** BEGIN **
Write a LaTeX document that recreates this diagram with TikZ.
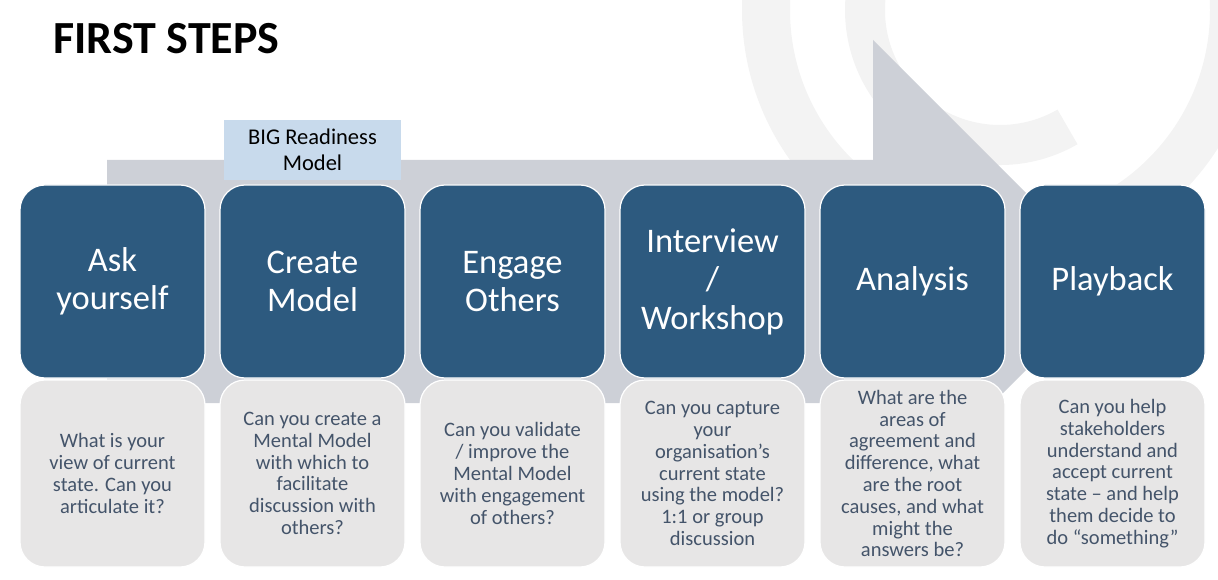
\documentclass[tikz,border=0pt]{standalone}
\usepackage{fontspec}
\setmainfont{Carlito}
\usepackage{tikz}
\usetikzlibrary{positioning}
\definecolor{stepblue}{RGB}{45,90,127}
\definecolor{askgrey}{RGB}{231,230,230}
\definecolor{asktext}{RGB}{68,84,106}
\definecolor{arrowgrey}{RGB}{205,208,215}
\definecolor{modelblue}{RGB}{200,218,236}
\definecolor{logogrey}{RGB}{243,243,243}
\tikzset{
        base/.style={draw=white, line width=1.2pt, rounded corners=25pt,
                     align=center, minimum width=185pt, inner sep=0pt,
                     outer sep=0pt},
        stepbox/.style={base, fill=stepblue, text=white, minimum height=193pt,
                        font=\fontsize{34.5}{38.5}\selectfont},
        askbox/.style={base, fill=askgrey, text=asktext, minimum height=187pt,
                       font=\fontsize{20.5}{21.8}\selectfont},
        modelbox/.style={fill=modelblue, align=center, inner sep=0pt,
                         minimum width=177pt, minimum height=60pt,
                         font=\fontsize{22.5}{26}\selectfont},
 }

\begin{document}
\begin{tikzpicture}[x=1pt, y=-1pt]
    \useasboundingbox (0,0) rectangle (1218,580);
    % faint logo behind
    \fill[logogrey, even odd rule] (1000,10) circle (258) (1000,10) circle (210);
    \fill[logogrey] (1000,10) ++(60:155) arc[start angle=60, end angle=190, radius=155]
        -- ++(10:40) arc[start angle=190, end angle=60, radius=115] -- cycle;
    % big arrow
    \fill[arrowgrey] (107,160) -- (873,160) -- (873,40) -- (1114.5,281.5)
        -- (873,523) -- (873,403) -- (107,403) -- cycle;

    \node[anchor=base west, font=\bfseries\fontsize{46}{50}\selectfont] (title) at (50,54) {FIRST STEPS};

    \node[stepbox] (s1) at (112.5,281.5) {Ask\\yourself};
    \node[stepbox, right=15pt of s1] (s2) {Create\\Model};
    \node[stepbox, right=15pt of s2] (s3) {Engage\\Others};
    \node[stepbox, right=15pt of s3] (s4) {Interview\\/\\Workshop};
    \node[stepbox, right=15pt of s4] (s5) {Analysis};
    \node[stepbox, right=15pt of s5] (s6) {Playback};

    \node[modelbox, above=5pt of s2] (m) {BIG Readiness\\Model};

    \node[askbox, below=2pt of s1] (q1) {What is your\\view of current\\state. Can you\\articulate it?};
    \node[askbox, below=2pt of s2] (q2) {Can you create a\\Mental Model\\with which to\\facilitate\\discussion with\\others?};
    \node[askbox, below=2pt of s3] (q3) {Can you validate\\/ improve the\\Mental Model\\with engagement\\of others?};
    \node[askbox, below=2pt of s4] (q4) {Can you capture\\your\\organisation’s\\current state\\using the model?\\1:1 or group\\discussion};
    \node[askbox, below=2pt of s5] (q5) {What are the\\areas of\\agreement and\\difference, what\\are the root\\causes, and what\\might the\\answers be?};
    \node[askbox, below=2pt of s6] (q6) {Can you help\\stakeholders\\understand and\\accept current\\state – and help\\them decide to\\do “something”};
\end{tikzpicture}
\end{document}
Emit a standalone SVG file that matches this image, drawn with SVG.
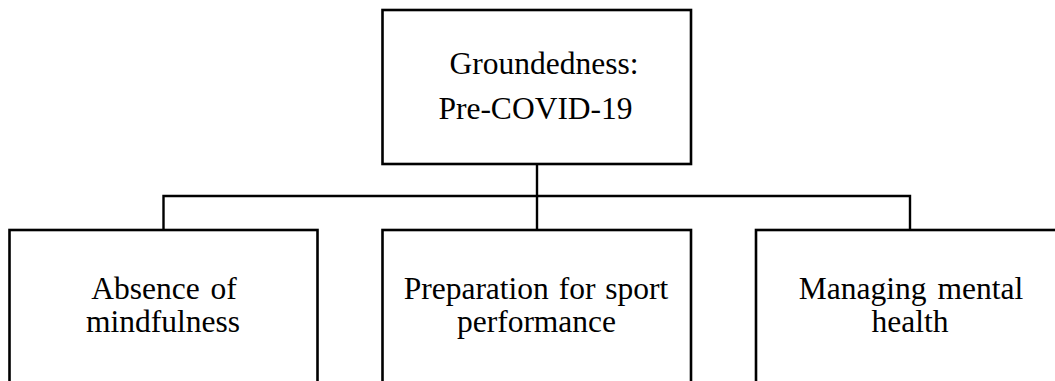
<svg xmlns="http://www.w3.org/2000/svg" width="1055" height="381" viewBox="0 0 1055 381">
  <style>
    .box { fill: #ffffff; stroke: #000000; stroke-width: 2.6; }
    .link { fill: none; stroke: #000000; stroke-width: 2.4; }
    .label { font-family: "Liberation Serif", "Times New Roman", serif; font-size: 31.5px; fill: #000000; text-anchor: middle; }
  </style>
  <rect width="1055" height="381" fill="#ffffff"/>

  <g id="connectors">
    <line class="link" x1="537" y1="164" x2="537" y2="230"/>
    <polyline class="link" points="163.5,230 163.5,196 910,196 910,230"/>
  </g>

  <g id="node-groundedness">
    <rect class="box" x="382.5" y="10" width="308.5" height="154"/>
    <text class="label" x="544" y="74">Groundedness:</text>
    <text class="label" x="535.5" y="119">Pre-COVID-19</text>
  </g>

  <g id="node-absence">
    <rect class="box" x="9.5" y="230" width="308" height="170"/>
    <text class="label" x="164" y="299" word-spacing="3">Absence of</text>
    <text class="label" x="163" y="331.5">mindfulness</text>
  </g>

  <g id="node-preparation">
    <rect class="box" x="382.5" y="230" width="308.5" height="170"/>
    <text class="label" x="536" y="299" word-spacing="2">Preparation for sport</text>
    <text class="label" x="536.5" y="331.5">performance</text>
  </g>

  <g id="node-managing">
    <rect class="box" x="756" y="230" width="320" height="170"/>
    <text class="label" x="911" y="299" word-spacing="3">Managing mental</text>
    <text class="label" x="910" y="331.5">health</text>
  </g>
</svg>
** END **
Problem details
Your copy should repeat each entry above exactly but contain no pictures.

Completed exercise
Write a LaTeX document that recreates this diagram with TikZ.
\documentclass[tikz,border=0pt]{standalone}
\usepackage{fontspec}
\setmainfont{Carlito}
\usepackage{tikz}
\usetikzlibrary{positioning}
\definecolor{stepblue}{RGB}{45,90,127}
\definecolor{askgrey}{RGB}{231,230,230}
\definecolor{asktext}{RGB}{68,84,106}
\definecolor{arrowgrey}{RGB}{205,208,215}
\definecolor{modelblue}{RGB}{200,218,236}
\definecolor{logogrey}{RGB}{243,243,243}
\tikzset{
        base/.style={draw=white, line width=1.2pt, rounded corners=25pt,
                     align=center, minimum width=185pt, inner sep=0pt,
                     outer sep=0pt},
        stepbox/.style={base, fill=stepblue, text=white, minimum height=193pt,
                        font=\fontsize{34.5}{38.5}\selectfont},
        askbox/.style={base, fill=askgrey, text=asktext, minimum height=187pt,
                       font=\fontsize{20.5}{21.8}\selectfont},
        modelbox/.style={fill=modelblue, align=center, inner sep=0pt,
                         minimum width=177pt, minimum height=60pt,
                         font=\fontsize{22.5}{26}\selectfont},
 }

\begin{document}
\begin{tikzpicture}[x=1pt, y=-1pt]
    \useasboundingbox (0,0) rectangle (1218,580);
    % faint logo behind
    \fill[logogrey, even odd rule] (1000,10) circle (258) (1000,10) circle (210);
    \fill[logogrey] (1000,10) ++(60:155) arc[start angle=60, end angle=190, radius=155]
        -- ++(10:40) arc[start angle=190, end angle=60, radius=115] -- cycle;
    % big arrow
    \fill[arrowgrey] (107,160) -- (873,160) -- (873,40) -- (1114.5,281.5)
        -- (873,523) -- (873,403) -- (107,403) -- cycle;

    \node[anchor=base west, font=\bfseries\fontsize{46}{50}\selectfont] (title) at (50,54) {FIRST STEPS};

    \node[stepbox] (s1) at (112.5,281.5) {Ask\\yourself};
    \node[stepbox, right=15pt of s1] (s2) {Create\\Model};
    \node[stepbox, right=15pt of s2] (s3) {Engage\\Others};
    \node[stepbox, right=15pt of s3] (s4) {Interview\\/\\Workshop};
    \node[stepbox, right=15pt of s4] (s5) {Analysis};
    \node[stepbox, right=15pt of s5] (s6) {Playback};

    \node[modelbox, above=5pt of s2] (m) {BIG Readiness\\Model};

    \node[askbox, below=2pt of s1] (q1) {What is your\\view of current\\state. Can you\\articulate it?};
    \node[askbox, below=2pt of s2] (q2) {Can you create a\\Mental Model\\with which to\\facilitate\\discussion with\\others?};
    \node[askbox, below=2pt of s3] (q3) {Can you validate\\/ improve the\\Mental Model\\with engagement\\of others?};
    \node[askbox, below=2pt of s4] (q4) {Can you capture\\your\\organisation’s\\current state\\using the model?\\1:1 or group\\discussion};
    \node[askbox, below=2pt of s5] (q5) {What are the\\areas of\\agreement and\\difference, what\\are the root\\causes, and what\\might the\\answers be?};
    \node[askbox, below=2pt of s6] (q6) {Can you help\\stakeholders\\understand and\\accept current\\state – and help\\them decide to\\do “something”};
\end{tikzpicture}
\end{document}
Emit a standalone SVG file that matches this image, drawn with SVG.
<svg xmlns="http://www.w3.org/2000/svg" width="1055" height="381" viewBox="0 0 1055 381">
  <style>
    .box { fill: #ffffff; stroke: #000000; stroke-width: 2.6; }
    .link { fill: none; stroke: #000000; stroke-width: 2.4; }
    .label { font-family: "Liberation Serif", "Times New Roman", serif; font-size: 31.5px; fill: #000000; text-anchor: middle; }
  </style>
  <rect width="1055" height="381" fill="#ffffff"/>

  <g id="connectors">
    <line class="link" x1="537" y1="164" x2="537" y2="230"/>
    <polyline class="link" points="163.5,230 163.5,196 910,196 910,230"/>
  </g>

  <g id="node-groundedness">
    <rect class="box" x="382.5" y="10" width="308.5" height="154"/>
    <text class="label" x="544" y="74">Groundedness:</text>
    <text class="label" x="535.5" y="119">Pre-COVID-19</text>
  </g>

  <g id="node-absence">
    <rect class="box" x="9.5" y="230" width="308" height="170"/>
    <text class="label" x="164" y="299" word-spacing="3">Absence of</text>
    <text class="label" x="163" y="331.5">mindfulness</text>
  </g>

  <g id="node-preparation">
    <rect class="box" x="382.5" y="230" width="308.5" height="170"/>
    <text class="label" x="536" y="299" word-spacing="2">Preparation for sport</text>
    <text class="label" x="536.5" y="331.5">performance</text>
  </g>

  <g id="node-managing">
    <rect class="box" x="756" y="230" width="320" height="170"/>
    <text class="label" x="911" y="299" word-spacing="3">Managing mental</text>
    <text class="label" x="910" y="331.5">health</text>
  </g>
</svg>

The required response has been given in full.